An important “corollary” that follows, more or less, from all the above is the question of the burden of proof. I must avoid believing any assertion until proven otherwise, but who is responsible for bringing that proof? Simple: the person making the claim. Let us conduct a thought experiment to see why this is the case.

Let’s imagine that I am arguing with Pinky Ponky and he asserts X, where X can be any proposition, such as “this drink boosts the immune system,” “the earth is flat,” “god exists,” “there is a temperature of 28°C outside,” “ice is less dense than water,” “simultaneity is relative,” etc etc etc. To simplify the example let’s imagine X = “the core of the moon is entirely made of cheese.” To believe or not to believe? Let’s pretend that the burden of proof is not on Pinky Ponky but it’s my duty to refute the claim. According to these rules, assuming I have no evidence against it, I must believe that the moon has a cheesy core.

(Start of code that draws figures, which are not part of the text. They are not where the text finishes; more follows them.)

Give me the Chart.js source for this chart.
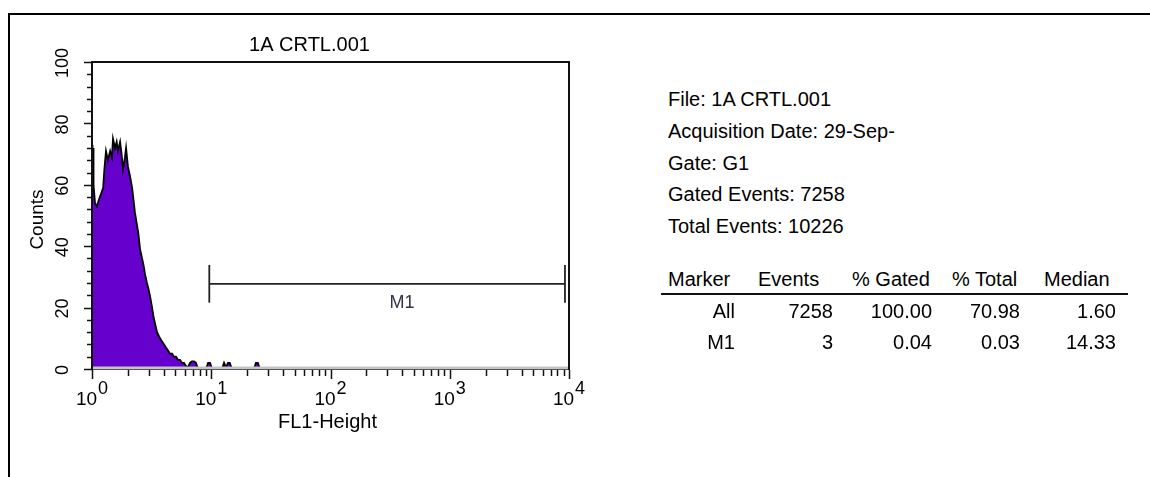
<!DOCTYPE html>
<html>
<head>
<meta charset="utf-8">
<script src="https://cdn.jsdelivr.net/npm/chart.js@4/dist/chart.umd.min.js"></script>
<style>
  body { margin: 0; background: #fff; width: 1150px; height: 477px; overflow: hidden; position: relative;
         font-family: "Liberation Sans", Arial, sans-serif; color: #000; }
  #frame { position: absolute; left: 8px; top: 13px; width: 1150px; height: 470px;
           border-top: 2px solid #000; border-left: 2px solid #000; }
  #plot { position: absolute; left: 0; top: 0; }
  .t { position: absolute; font-size: 20px; line-height: 22px; white-space: nowrap; }
  .r { text-align: right; }
  #rule { position: absolute; left: 661px; top: 293px; width: 467px; height: 2px; background: #111; }
</style>
</head>
<body>
<div id="frame"></div>
<canvas id="plot" width="640" height="477"></canvas>
<div id="info"></div>
<div id="rule"></div>
<script>
// histogram: FL1 channel value and event count
const fl1 = [1.00, 1.01, 1.02, 1.03, 1.06, 1.10, 1.14, 1.19, 1.24, 1.27, 1.31, 1.36, 1.42, 1.47, 1.50,
             1.56, 1.61, 1.65, 1.72, 1.77, 1.82, 1.89, 1.93, 2.00, 2.08, 2.17, 2.23, 2.29, 2.38, 2.45,
             2.53, 2.63, 2.70, 2.78, 2.89, 2.98, 3.06, 3.19, 3.28, 3.37, 3.51, 3.61, 3.72, 3.86, 4.02,
             4.17, 4.34, 4.51, 4.69, 4.87, 5.06, 5.26, 5.47, 5.68, 5.91, 6.14, 6.38, 6.63, 6.90, 7.17,
             7.45, 7.74, 9.04, 9.40, 9.77, 10.15, 12.3, 12.8, 13.3, 13.8, 14.3, 14.9, 22.8, 23.7, 24.6,
             25.6];
const counts = [73, 58, 72, 60, 54, 53, 55, 57, 59, 65, 71, 68, 71, 69, 75,
                72, 74, 71, 74, 70, 65, 69, 72, 66, 63, 59, 55, 51, 47, 44,
                39, 36, 34, 31, 28, 26, 24, 20, 17, 15, 12, 11, 10, 9, 8,
                7, 6, 5, 5, 4, 4, 3, 3, 2, 2, 1, 0.5, 2, 2.5, 2.5,
                2, 0, 0, 2, 2, 0, 0, 2, 0.5, 2, 2, 0, 0, 2, 2,
                0];

// M1 marker
const m1Range = [9.63, 9250];
const m1Level = 27.7;
const m1Cap = [21.6, 33.9];
const m1LabelAt = 398;

// axes
const xDecades = [1, 10, 100, 1000, 10000];
const yLabels = [0, 20, 40, 60, 80, 100];
const yMinorStep = 4;

const infoLines = ['File: 1A CRTL.001', 'Acquisition Date: 29-Sep-', 'Gate: G1',
                   'Gated Events: 7258', 'Total Events: 10226'];
const tableHead = ['Marker', 'Events', '% Gated', '% Total', 'Median'];
const tableRows = [
    ['All', '7258', '100.00', '70.98', '1.60'],
    ['M1', '3', '0.04', '0.03', '14.33'],
];

// ---- right hand stats panel
const info = document.getElementById('info');
const infoTop = [88, 120, 152, 183, 215];
infoLines.forEach((s, i) => {
    const d = document.createElement('div');
    d.className = 't';
    d.style.left = '668px'; d.style.top = infoTop[i] + 'px';
    d.textContent = s;
    info.appendChild(d);
});
const headLeft = [668, 758, 852, 952, 1044];
tableHead.forEach((s, i) => {
    const d = document.createElement('div');
    d.className = 't';
    d.style.left = headLeft[i] + 'px'; d.style.top = '268px';
    d.textContent = s;
    info.appendChild(d);
});
const colRight = [735, 833, 932, 1020, 1116];
tableRows.forEach((row, r) => {
    row.forEach((s, i) => {
        const d = document.createElement('div');
        d.className = 't r';
        d.style.left = (colRight[i] - 120) + 'px'; d.style.width = '120px';
        d.style.top = (300 + r * 31) + 'px';
        d.textContent = s;
        info.appendChild(d);
    });
});

// ---- chart
const FONT = '"Liberation Sans", Arial, sans-serif';

const facsAxes = {
    id: 'facsAxes',
    afterDatasetsDraw(chart) {
        const { ctx, chartArea: a, scales: { x, y } } = chart;
        ctx.save();

        // bottom baseline
        ctx.strokeStyle = '#c4c4c4'; ctx.lineWidth = 2.5;
        ctx.beginPath(); ctx.moveTo(a.left, a.bottom - 1.25); ctx.lineTo(a.right, a.bottom - 1.25); ctx.stroke();
        ctx.strokeStyle = '#555'; ctx.lineWidth = 1;
        ctx.beginPath(); ctx.moveTo(a.left, a.bottom + 0.5); ctx.lineTo(a.right, a.bottom + 0.5); ctx.stroke();

        // box
        ctx.strokeStyle = '#111'; ctx.lineWidth = 2;
        ctx.beginPath();
        ctx.moveTo(a.left, a.bottom + 1); ctx.lineTo(a.left, a.top);
        ctx.lineTo(a.right, a.top); ctx.lineTo(a.right, a.bottom + 1);
        ctx.stroke();

        // y ticks
        ctx.lineWidth = 1.5;
        for (let v = 0; v <= 100; v += yMinorStep) {
            const py = Math.round(y.getPixelForValue(v)) + 0.5;
            const len = v % 20 === 0 ? 8 : 5;
            ctx.beginPath(); ctx.moveTo(a.left - len, py); ctx.lineTo(a.left, py); ctx.stroke();
        }
        // x ticks
        xDecades.forEach((d, i) => {
            const steps = i < xDecades.length - 1 ? 9 : 1;
            for (let k = 1; k <= steps; k++) {
                const px = Math.round(x.getPixelForValue(d * k)) + 0.5;
                const len = k === 1 ? 9 : 6;
                ctx.beginPath(); ctx.moveTo(px, a.bottom + 1); ctx.lineTo(px, a.bottom + 1 + len); ctx.stroke();
            }
        });

        ctx.fillStyle = '#000';
        // x labels 10^n
        xDecades.forEach(d => {
            const px = x.getPixelForValue(d);
            const exp = String(Math.round(Math.log10(d)));
            ctx.font = '19px ' + FONT;
            const w10 = ctx.measureText('10').width;
            ctx.font = '18px ' + FONT;
            const we = ctx.measureText(exp).width;
            const x0 = px - (w10 + we + 1) / 2;
            ctx.textAlign = 'left'; ctx.textBaseline = 'alphabetic';
            ctx.font = '19px ' + FONT;
            ctx.fillText('10', x0, 405);
            ctx.font = '18px ' + FONT;
            ctx.fillText(exp, x0 + w10 + 1, 394);
        });

        // y labels, rotated
        ctx.font = '18px ' + FONT;
        ctx.textAlign = 'center'; ctx.textBaseline = 'middle';
        yLabels.forEach(v => {
            ctx.save();
            ctx.translate(62, y.getPixelForValue(v) + 1);
            ctx.rotate(-Math.PI / 2);
            ctx.fillText(String(v), 0, 1);
            ctx.restore();
        });

        // titles
        ctx.font = '20px ' + FONT;
        ctx.fillText('1A CRTL.001', (a.left + a.right) / 2 - 21, 45);
        ctx.fillText('FL1-Height', (a.left + a.right) / 2 - 3, 422);
        ctx.save();
        ctx.translate(38, (a.top + a.bottom) / 2 + 4);
        ctx.rotate(-Math.PI / 2);
        ctx.font = '19px ' + FONT;
        ctx.fillText('Counts', 0, 0);
        ctx.restore();

        // marker label
        ctx.fillStyle = '#33334a';
        ctx.font = '18px ' + FONT;
        ctx.fillText('M1', x.getPixelForValue(m1LabelAt), y.getPixelForValue(m1Level) + 19);

        ctx.restore();
    }
};

const markerStyle = { borderColor: '#222', borderWidth: 1.8, pointRadius: 0, fill: false, clip: false };

new Chart(document.getElementById('plot'), {
    type: 'line',
    data: {
        datasets: [
            {
                data: fl1.map((v, i) => ({ x: v, y: counts[i] })),
                borderColor: '#000', borderWidth: 1.8, backgroundColor: '#6600cc',
                fill: 'origin', pointRadius: 0, tension: 0,
            },
            { ...markerStyle, data: [{ x: m1Range[0], y: m1Level }, { x: m1Range[1], y: m1Level }] },
            { ...markerStyle, data: [{ x: m1Range[0], y: m1Cap[0] }, { x: m1Range[0], y: m1Cap[1] }] },
            { ...markerStyle, data: [{ x: m1Range[1], y: m1Cap[0] }, { x: m1Range[1], y: m1Cap[1] }] },
        ],
    },
    options: {
        animation: false,
        responsive: false,
        layout: { padding: { left: 92, right: 71, top: 62, bottom: 108 } },
        plugins: { legend: { display: false }, tooltip: { enabled: false }, title: { display: false } },
        scales: {
            x: { type: 'logarithmic', min: 1, max: 10000, display: false },
            y: { type: 'linear', min: 0, max: 100, display: false },
        },
    },
    plugins: [facsAxes],
});
</script>
</body>
</html>
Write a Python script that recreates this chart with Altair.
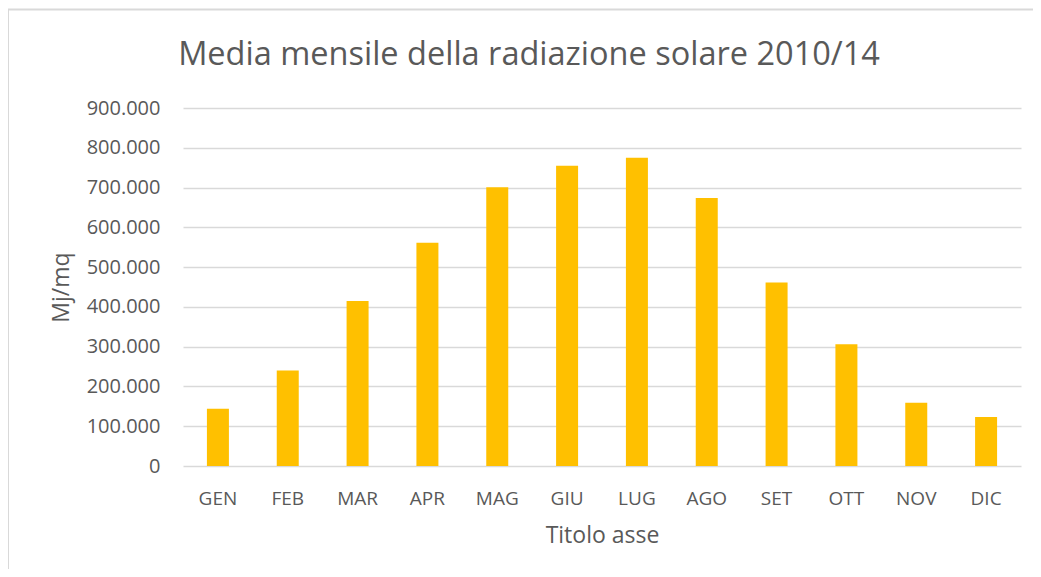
import altair as alt
import pandas as pd

months = ["GEN", "FEB", "MAR", "APR", "MAG", "GIU", "LUG", "AGO", "SET", "OTT", "NOV", "DIC"]
radiation = [144000, 240000, 415000, 561000, 701000, 755000, 775000, 674000, 461000, 306000, 159000, 123000]
y_ticks = [0, 100000, 200000, 300000, 400000, 500000, 600000, 700000, 800000, 900000]
title_text = ["Media mensile della radiazione solare 2010/14"]

df = pd.DataFrame({"mese": months, "rad": radiation})
frame_df = pd.DataFrame({"k": [0]})
title_df = pd.DataFrame({"t": title_text})

FONT = "Open Sans"
GRAY = "#595959"
LINE = "#D9D9D9"

bars = alt.Chart(df).mark_bar(size=22, color="#FFC000").encode(
    x=alt.X(
        "mese:N",
        sort=months,
        axis=alt.Axis(
            title="Titolo asse",
            labelAngle=0,
            grid=False,
            domain=False,
            ticks=False,
            tickSize=0,
            labelPadding=23,
            labelFontSize=19,
            labelColor=GRAY,
            labelFont=FONT,
            titleFont=FONT,
            titleFontSize=23,
            titleFontWeight="normal",
            titleColor=GRAY,
            titlePadding=16,
        ),
    ),
    y=alt.Y(
        "rad:Q",
        scale=alt.Scale(domain=[0, 900000], nice=False),
        axis=alt.Axis(
            values=y_ticks,
            title="Mj/mq",
            labelExpr="datum.value == 0 ? '0' : format(datum.value / 1000, 'd') + '.000'",
            grid=True,
            gridColor=LINE,
            gridWidth=1.6,
            domain=False,
            ticks=False,
            tickSize=0,
            labelPadding=23,
            labelFontSize=20,
            labelColor=GRAY,
            labelFont=FONT,
            titleFont=FONT,
            titleFontSize=23,
            titleFontWeight="normal",
            titleColor=GRAY,
            titlePadding=13,
        ),
    ),
)

left_border = alt.Chart(frame_df).mark_rule(color=LINE, strokeWidth=2).encode(
    x=alt.value(-175), y=alt.value(-98.5), y2=alt.value(480)
)
top_border = alt.Chart(frame_df).mark_rule(color=LINE, strokeWidth=2).encode(
    x=alt.value(-175), x2=alt.value(900), y=alt.value(-98.5)
)
title_mark = alt.Chart(title_df).mark_text(
    font=FONT, fontSize=32.5, color=GRAY, align="center", baseline="alphabetic"
).encode(text="t:N", x=alt.value(346), y=alt.value(-43))

chart = alt.layer(left_border, top_border, bars, title_mark).properties(
    width=838,
    height=358,
    autosize=alt.AutoSizeParams(type="none"),
    padding={"left": 175, "top": 100, "right": 12, "bottom": 103},
).configure_view(stroke=None)

chart.save("out.html", embed_options={"renderer": "svg", "actions": False})
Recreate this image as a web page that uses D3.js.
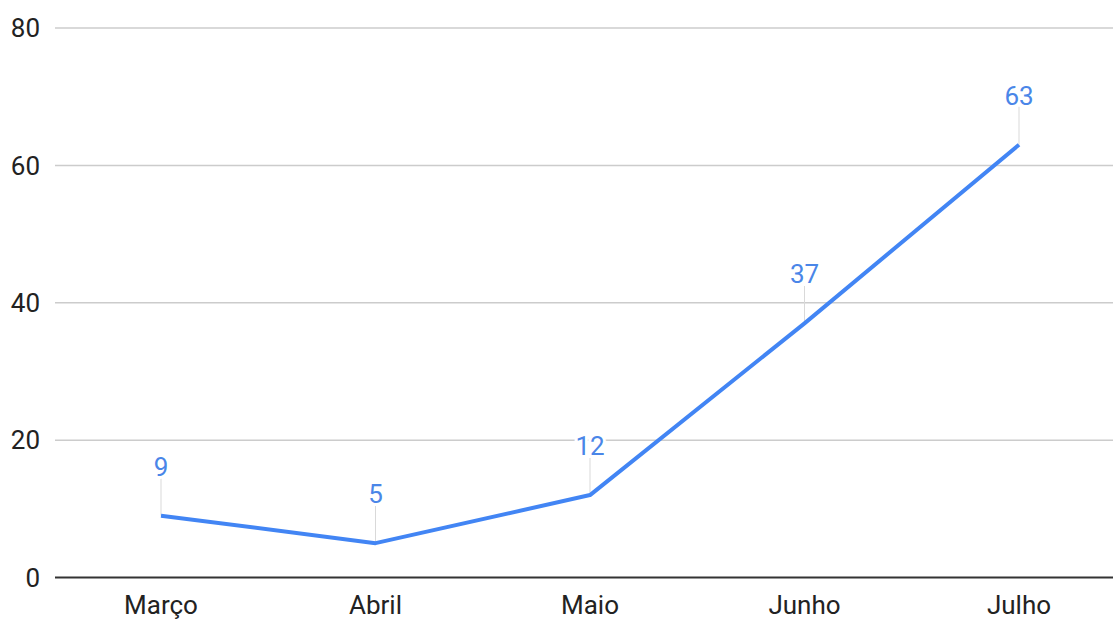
<!DOCTYPE html>
<html>
<head>
<meta charset="utf-8">
<script src="https://cdn.jsdelivr.net/npm/d3@7"></script>
<style>
  body { margin: 0; background: #fff; }
  text { font-family: Roboto, Arial, sans-serif; }
</style>
</head>
<body>
<div id="chart"></div>
<script>
// data
var months = ["Março", "Abril", "Maio", "Junho", "Julho"];
var values = [9, 5, 12, 37, 63];
var yTicks = [0, 20, 40, 60, 80];

var width = 1113, height = 619;
var plotLeft = 55, plotRight = 1113;
var fontSize = 26;

var svg = d3.select("#chart")
  .append("svg")
    .attr("width", width)
    .attr("height", height);

var x = d3.scalePoint()
  .domain(months)
  .range([161, 1019]);

var y = d3.scaleLinear()
  .domain([0, 80])
  .range([577.5, 28]);

// gridlines
svg.append("g")
  .selectAll("line")
  .data(yTicks.filter(d => d !== 0))
  .enter()
  .append("line")
    .attr("x1", plotLeft)
    .attr("x2", plotRight)
    .attr("y1", d => y(d))
    .attr("y2", d => y(d))
    .attr("stroke", "#cccccc")
    .attr("stroke-width", 1.5);

// y labels
svg.append("g")
  .selectAll("text")
  .data(yTicks)
  .enter()
  .append("text")
    .attr("x", 40)
    .attr("y", d => y(d))
    .attr("dy", "0.36em")
    .attr("text-anchor", "end")
    .attr("font-size", fontSize)
    .attr("fill", "#222")
    .text(d => d);

// x labels
svg.append("g")
  .selectAll("text")
  .data(months)
  .enter()
  .append("text")
    .attr("x", d => x(d))
    .attr("y", 614)
    .attr("text-anchor", "middle")
    .attr("font-size", fontSize)
    .attr("fill", "#222")
    .text(d => d);

var pts = months.map((m, i) => ({month: m, value: values[i]}));

// leader lines
svg.append("g")
  .selectAll("line")
  .data(pts)
  .enter()
  .append("line")
    .attr("x1", d => x(d.month))
    .attr("x2", d => x(d.month))
    .attr("y1", d => y(d.value))
    .attr("y2", d => y(d.value) - 38)
    .attr("stroke", "#d9d9d9")
    .attr("stroke-width", 1);

// the line
var line = d3.line()
  .x(d => x(d.month))
  .y(d => y(d.value));

svg.append("path")
  .datum(pts)
  .attr("d", line)
  .attr("fill", "none")
  .attr("stroke", "#4285f4")
  .attr("stroke-width", 4)
  .attr("stroke-linejoin", "round");

// baseline
svg.append("line")
  .attr("x1", plotLeft)
  .attr("x2", plotRight)
  .attr("y1", y(0))
  .attr("y2", y(0))
  .attr("stroke", "#333")
  .attr("stroke-width", 2);

// data labels with white halo
svg.append("g")
  .selectAll("text")
  .data(pts)
  .enter()
  .append("text")
    .attr("x", d => x(d.month))
    .attr("y", d => y(d.value) - 40)
    .attr("text-anchor", "middle")
    .attr("font-size", fontSize)
    .attr("fill", "#4a86e8")
    .attr("stroke", "#fff")
    .attr("stroke-width", 6)
    .attr("paint-order", "stroke")
    .text(d => d.value);
</script>
</body>
</html>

But now, when the discussion is about to close, Bean Bananean enters the scene. She has a strong opinion on the matter and wants to express it. Bean confidently says that the moon’s core is made of onions. As before, assuming I have no evidence against it, I have to give in and believe her. Since I cannot refute either of the claims, I am forced to agree with both. But how can I if the two statements contradict each other? I cannot; it is not logically possible.

Believing without evidence leads to contradictions of all kinds, since one can assert X and not-X just as easily. The burden of proof, therefore, is on who’s making the statement, and the most rational position, in the absence of good reasons, is to reject the belief.

Beware that this does not mean that I cannot choose to investigate by myself, nor that the person is necessarily wrong: even the opposite claim would have to be proven. It just means that I am entitled not to believe unless there is good reason and I have no duty to bring evidence against. “You cannot prove the opposite” is a direct violation of this principle and proves exactly nothing. It is a fallacious argument. Absence of proof is not proof of absence. Only those who do not have good reasons to offer use such a rhetorical device since, if they had any, they would bring those instead of trying to unload their duties on the interlocutor.

Keeping in mind where the burden of proof is located is important if I value truth. It nudges me towards minimizing the number of false beliefs I hold and helps me not to be fooled, especially by those who would profit from my naiveté: a sponsored influencer, the seller of a course on how to get rich, a politician looking for votes, the writer of a book on a miracle diet, an activist collecting donations. Maybe they are right, but not before they prove it. In the meantime, I reserve the right to exercise a healthy dose of skepticism.